- **Work to complete**: In the records below, find the line that contains "Write the Plotly code for this chart." and the line that contains "import plotly.graph_objects as go"; write out exactly those two lines and everything between them, without the pictures.

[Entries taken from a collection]

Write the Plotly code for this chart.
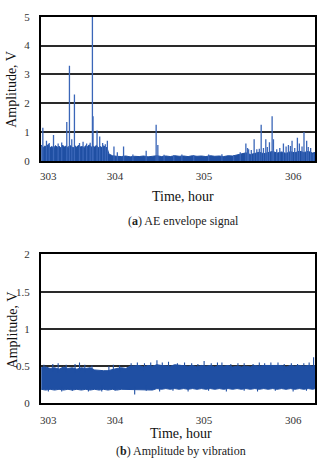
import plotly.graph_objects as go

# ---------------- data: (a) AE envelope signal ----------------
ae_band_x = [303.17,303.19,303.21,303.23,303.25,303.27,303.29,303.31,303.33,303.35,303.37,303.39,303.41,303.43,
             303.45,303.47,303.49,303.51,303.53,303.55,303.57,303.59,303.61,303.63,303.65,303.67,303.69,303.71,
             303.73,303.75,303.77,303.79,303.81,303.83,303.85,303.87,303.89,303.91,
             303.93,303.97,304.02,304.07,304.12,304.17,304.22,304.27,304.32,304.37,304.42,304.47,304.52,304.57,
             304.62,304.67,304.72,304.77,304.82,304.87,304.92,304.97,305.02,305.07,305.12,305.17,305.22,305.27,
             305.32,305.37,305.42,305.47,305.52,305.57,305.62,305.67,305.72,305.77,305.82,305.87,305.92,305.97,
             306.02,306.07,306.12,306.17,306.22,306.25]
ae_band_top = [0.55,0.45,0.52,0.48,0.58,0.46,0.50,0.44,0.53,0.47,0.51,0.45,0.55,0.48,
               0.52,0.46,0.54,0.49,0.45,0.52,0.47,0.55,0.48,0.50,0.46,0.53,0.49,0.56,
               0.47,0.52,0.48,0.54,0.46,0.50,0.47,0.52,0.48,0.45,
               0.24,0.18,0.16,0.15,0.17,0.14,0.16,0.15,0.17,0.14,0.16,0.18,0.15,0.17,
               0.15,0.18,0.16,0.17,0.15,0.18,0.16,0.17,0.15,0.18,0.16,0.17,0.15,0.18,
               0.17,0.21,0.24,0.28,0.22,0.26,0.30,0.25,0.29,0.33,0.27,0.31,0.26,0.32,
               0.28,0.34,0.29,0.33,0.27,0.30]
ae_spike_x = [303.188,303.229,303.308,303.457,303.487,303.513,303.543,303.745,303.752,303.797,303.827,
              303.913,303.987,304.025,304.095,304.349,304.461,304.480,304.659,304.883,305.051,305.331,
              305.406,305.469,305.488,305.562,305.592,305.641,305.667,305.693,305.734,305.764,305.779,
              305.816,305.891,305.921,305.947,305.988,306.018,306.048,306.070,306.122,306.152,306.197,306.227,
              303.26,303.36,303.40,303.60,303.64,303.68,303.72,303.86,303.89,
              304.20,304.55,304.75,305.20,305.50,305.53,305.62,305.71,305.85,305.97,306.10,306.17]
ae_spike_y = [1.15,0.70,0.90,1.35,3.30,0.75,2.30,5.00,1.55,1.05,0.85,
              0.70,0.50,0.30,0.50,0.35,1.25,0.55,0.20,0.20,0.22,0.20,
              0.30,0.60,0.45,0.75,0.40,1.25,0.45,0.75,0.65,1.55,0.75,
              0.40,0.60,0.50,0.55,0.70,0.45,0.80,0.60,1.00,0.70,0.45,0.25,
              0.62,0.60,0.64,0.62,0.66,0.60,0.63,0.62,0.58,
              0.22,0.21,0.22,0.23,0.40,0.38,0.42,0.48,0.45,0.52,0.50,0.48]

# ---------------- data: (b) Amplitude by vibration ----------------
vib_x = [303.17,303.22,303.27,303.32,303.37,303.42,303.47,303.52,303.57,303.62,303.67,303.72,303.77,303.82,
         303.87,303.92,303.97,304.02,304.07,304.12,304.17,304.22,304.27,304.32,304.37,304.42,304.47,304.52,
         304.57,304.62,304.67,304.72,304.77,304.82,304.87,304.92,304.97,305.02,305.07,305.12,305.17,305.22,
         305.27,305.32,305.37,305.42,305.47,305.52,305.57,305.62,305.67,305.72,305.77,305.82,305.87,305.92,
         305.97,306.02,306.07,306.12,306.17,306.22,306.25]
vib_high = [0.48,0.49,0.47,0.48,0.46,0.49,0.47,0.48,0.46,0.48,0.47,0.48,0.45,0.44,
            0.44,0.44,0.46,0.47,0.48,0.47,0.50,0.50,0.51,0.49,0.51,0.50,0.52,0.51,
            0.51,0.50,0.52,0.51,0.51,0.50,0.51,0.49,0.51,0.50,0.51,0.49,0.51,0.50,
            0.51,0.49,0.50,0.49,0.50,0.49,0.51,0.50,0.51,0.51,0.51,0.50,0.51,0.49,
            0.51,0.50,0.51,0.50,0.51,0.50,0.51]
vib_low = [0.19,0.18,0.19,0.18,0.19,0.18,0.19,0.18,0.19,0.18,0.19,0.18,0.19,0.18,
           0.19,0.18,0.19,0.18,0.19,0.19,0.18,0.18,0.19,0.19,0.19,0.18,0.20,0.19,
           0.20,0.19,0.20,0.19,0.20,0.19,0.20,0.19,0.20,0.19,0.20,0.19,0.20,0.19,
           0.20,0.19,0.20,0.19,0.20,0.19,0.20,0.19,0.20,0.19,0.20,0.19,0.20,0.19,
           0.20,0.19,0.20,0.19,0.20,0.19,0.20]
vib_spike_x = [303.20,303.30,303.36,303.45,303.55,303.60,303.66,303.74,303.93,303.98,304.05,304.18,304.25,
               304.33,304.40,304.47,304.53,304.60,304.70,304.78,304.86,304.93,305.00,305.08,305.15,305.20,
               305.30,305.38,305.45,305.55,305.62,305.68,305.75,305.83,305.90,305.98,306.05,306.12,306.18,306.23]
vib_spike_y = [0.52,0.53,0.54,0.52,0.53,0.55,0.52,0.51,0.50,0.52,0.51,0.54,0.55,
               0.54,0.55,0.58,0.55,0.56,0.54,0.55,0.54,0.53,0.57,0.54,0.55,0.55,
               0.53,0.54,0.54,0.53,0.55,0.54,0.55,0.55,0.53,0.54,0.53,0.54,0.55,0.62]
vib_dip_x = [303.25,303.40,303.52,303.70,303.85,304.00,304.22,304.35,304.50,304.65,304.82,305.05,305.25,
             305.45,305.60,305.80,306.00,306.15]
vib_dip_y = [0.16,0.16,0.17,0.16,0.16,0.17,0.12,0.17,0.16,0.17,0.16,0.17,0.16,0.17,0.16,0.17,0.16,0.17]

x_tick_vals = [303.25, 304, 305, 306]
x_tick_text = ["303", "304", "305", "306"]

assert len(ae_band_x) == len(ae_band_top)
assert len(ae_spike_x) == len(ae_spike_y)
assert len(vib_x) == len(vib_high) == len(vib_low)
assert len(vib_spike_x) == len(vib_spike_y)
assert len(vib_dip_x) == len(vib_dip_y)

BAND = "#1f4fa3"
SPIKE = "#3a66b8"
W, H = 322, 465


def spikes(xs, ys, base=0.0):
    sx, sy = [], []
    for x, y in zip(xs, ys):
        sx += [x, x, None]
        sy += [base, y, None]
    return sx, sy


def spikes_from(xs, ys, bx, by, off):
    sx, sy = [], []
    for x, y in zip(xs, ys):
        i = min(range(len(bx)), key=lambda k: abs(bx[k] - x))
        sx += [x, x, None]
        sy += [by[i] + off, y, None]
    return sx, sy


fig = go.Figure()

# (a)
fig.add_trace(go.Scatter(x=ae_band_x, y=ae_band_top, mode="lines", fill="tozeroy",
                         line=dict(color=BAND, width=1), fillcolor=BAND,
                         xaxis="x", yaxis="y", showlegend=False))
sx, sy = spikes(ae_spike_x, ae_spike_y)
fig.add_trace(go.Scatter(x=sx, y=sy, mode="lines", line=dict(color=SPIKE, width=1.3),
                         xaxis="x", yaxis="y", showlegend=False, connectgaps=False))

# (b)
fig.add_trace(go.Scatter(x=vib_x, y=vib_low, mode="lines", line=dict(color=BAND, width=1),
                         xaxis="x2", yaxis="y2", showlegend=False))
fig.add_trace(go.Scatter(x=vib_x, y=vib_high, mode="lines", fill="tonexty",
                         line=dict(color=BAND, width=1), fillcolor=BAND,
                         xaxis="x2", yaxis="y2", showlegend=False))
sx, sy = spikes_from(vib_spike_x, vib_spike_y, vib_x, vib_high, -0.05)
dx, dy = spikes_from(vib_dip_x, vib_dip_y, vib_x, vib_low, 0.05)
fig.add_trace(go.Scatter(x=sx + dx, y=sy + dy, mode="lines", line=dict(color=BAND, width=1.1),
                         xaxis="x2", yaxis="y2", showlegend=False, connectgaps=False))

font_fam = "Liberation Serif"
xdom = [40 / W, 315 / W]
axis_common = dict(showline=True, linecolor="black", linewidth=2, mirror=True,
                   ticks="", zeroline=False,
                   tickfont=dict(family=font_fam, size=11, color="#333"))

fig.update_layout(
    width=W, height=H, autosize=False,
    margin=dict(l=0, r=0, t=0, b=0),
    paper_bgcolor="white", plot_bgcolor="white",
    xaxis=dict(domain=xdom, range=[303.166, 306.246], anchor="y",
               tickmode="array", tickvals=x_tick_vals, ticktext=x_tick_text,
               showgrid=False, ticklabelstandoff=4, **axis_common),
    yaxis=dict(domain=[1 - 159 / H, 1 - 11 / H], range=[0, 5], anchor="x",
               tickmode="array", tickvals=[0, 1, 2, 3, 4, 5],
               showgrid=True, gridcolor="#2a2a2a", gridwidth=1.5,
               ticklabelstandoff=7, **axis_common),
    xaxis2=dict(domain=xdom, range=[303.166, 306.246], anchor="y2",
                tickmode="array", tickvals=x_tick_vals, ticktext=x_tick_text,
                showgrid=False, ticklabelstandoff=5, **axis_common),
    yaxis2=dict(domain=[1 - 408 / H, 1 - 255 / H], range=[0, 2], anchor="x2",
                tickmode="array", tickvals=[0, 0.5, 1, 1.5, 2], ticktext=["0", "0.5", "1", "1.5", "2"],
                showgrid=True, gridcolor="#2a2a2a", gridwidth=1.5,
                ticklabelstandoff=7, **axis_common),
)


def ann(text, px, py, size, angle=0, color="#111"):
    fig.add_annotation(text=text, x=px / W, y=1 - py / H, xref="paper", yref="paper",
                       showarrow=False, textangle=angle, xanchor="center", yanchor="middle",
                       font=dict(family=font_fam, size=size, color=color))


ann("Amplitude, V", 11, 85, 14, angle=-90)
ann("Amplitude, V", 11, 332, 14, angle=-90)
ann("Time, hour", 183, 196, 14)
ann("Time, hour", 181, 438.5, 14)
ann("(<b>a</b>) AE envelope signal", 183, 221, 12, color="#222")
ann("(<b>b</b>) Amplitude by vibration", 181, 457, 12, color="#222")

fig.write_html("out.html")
...
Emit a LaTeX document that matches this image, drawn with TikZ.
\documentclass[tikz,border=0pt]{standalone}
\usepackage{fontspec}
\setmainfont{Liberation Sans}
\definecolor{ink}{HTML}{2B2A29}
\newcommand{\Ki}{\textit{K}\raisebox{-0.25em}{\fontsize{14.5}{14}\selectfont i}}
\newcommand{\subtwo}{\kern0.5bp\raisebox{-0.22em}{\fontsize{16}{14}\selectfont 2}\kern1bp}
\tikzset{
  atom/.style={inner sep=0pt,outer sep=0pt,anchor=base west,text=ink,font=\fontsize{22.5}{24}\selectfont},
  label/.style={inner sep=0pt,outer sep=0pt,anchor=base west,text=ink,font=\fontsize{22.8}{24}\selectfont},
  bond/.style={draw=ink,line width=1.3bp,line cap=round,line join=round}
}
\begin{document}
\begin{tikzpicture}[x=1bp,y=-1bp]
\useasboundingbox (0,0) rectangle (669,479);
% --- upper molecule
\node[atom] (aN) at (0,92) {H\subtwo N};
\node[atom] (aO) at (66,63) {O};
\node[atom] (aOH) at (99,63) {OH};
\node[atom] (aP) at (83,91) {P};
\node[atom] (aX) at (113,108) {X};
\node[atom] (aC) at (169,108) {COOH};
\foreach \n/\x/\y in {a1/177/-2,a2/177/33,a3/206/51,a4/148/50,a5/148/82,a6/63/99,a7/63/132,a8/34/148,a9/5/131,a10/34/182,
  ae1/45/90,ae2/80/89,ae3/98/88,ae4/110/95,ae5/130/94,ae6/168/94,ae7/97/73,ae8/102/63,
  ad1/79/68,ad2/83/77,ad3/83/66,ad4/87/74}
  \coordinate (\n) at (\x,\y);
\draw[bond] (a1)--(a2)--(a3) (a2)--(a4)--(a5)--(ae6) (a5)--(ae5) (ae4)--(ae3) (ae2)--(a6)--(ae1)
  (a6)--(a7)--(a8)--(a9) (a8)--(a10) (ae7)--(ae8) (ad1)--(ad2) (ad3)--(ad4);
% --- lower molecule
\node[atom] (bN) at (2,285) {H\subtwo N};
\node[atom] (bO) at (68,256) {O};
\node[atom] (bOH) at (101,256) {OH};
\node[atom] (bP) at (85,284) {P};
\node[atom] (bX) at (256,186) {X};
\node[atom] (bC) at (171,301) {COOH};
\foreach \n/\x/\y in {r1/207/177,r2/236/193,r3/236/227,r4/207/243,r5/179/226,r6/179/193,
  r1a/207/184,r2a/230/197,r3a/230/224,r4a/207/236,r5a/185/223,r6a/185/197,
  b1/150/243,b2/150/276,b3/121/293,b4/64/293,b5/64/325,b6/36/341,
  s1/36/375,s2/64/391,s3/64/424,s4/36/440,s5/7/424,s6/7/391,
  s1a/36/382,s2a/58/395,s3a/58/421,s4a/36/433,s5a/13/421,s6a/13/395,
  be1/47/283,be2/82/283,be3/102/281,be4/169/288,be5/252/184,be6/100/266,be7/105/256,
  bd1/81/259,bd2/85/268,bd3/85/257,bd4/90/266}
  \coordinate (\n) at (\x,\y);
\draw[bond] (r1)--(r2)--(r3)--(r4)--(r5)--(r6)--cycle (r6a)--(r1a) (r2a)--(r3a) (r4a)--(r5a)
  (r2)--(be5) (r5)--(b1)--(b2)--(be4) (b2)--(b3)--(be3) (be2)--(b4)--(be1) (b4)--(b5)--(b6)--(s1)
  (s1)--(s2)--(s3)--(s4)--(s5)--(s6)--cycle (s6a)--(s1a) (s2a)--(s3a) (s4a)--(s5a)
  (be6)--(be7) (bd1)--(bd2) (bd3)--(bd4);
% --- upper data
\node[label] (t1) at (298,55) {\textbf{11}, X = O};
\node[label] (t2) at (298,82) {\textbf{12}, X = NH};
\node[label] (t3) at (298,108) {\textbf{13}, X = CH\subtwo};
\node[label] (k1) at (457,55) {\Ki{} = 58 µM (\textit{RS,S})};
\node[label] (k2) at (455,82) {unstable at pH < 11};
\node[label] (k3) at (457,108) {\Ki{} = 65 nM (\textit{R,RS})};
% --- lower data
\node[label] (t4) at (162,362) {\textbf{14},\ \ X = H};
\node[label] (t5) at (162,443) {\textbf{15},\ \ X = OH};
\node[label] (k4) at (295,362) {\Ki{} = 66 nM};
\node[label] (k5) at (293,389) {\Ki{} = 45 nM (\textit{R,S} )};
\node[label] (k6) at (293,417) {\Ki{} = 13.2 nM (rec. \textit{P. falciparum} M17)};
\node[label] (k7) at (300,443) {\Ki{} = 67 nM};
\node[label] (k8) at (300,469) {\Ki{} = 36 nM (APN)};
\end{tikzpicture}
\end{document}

- **Answer for this exercise**:
Write the Plotly code for this chart.
import plotly.graph_objects as go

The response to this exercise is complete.